Little of the Greek philosopher Zeno of Citium’s life and work has survived the ravages of time. This moral maxim, however, has echoed through millennia teaching us to navigate the path between opinions and emotions. It signifies good intentions, I suppose. Perhaps to remind us to not let harsh opinions of others affect your decisions. But it’s all in the practice and there are times and places where emotions get the better of you.
One such place is the office where we need to learn to disagree well with people over ideas, expectations, demands, priorities and attitudes. While disagreements at work can be civilized, thought-provoking and productive, it is much too often a source of misery. The closer we are to the colleague, the more disagreement has the power to upset us. The key is to work through conflicts peacefully and strengthen your understanding and relationship with the other person, especially when it’s someone who ranks above you in the office hierarchy.
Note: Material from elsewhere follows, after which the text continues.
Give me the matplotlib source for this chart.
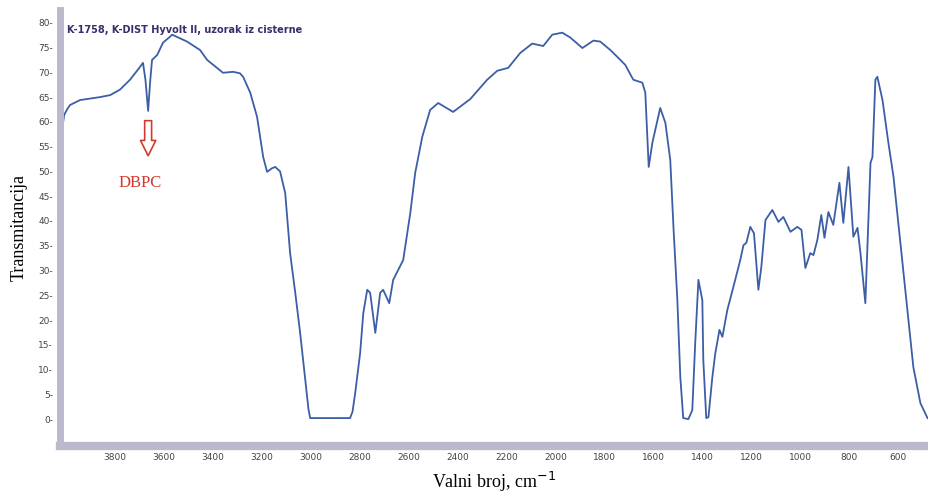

So you need to learn how to respectfully disagree with your boss without causing instability to workplace harmony. Here are a few key tips for disagreeing with your boss,
AVOID HOT-BUTTON ISSUES
It’s best to avoid discussing political issues such as same-sex marriage and abortion rights in the workplace. There are particular political issues that come with no middle ground as they’re often tied to religious or moral beliefs. Steer clear of such issues that have no place in the office.
SEEK FACTS, NOT FICTION
A simple misunderstanding can have a lasting impact on your workplace relationships. Before you choose to get into a heated debate ask yourself, ‘how do I know this?’ If the only source of information is a tidbit your friends or worker told you or an assumption, think twice about whether it’s credible or not. If you’re not sure, leave it until you have further clarification.
A rational workplace where everyone gets along in spite of their differences is what we should strive to create. Follow these measures to avoid politics at work and the ensuing office drama.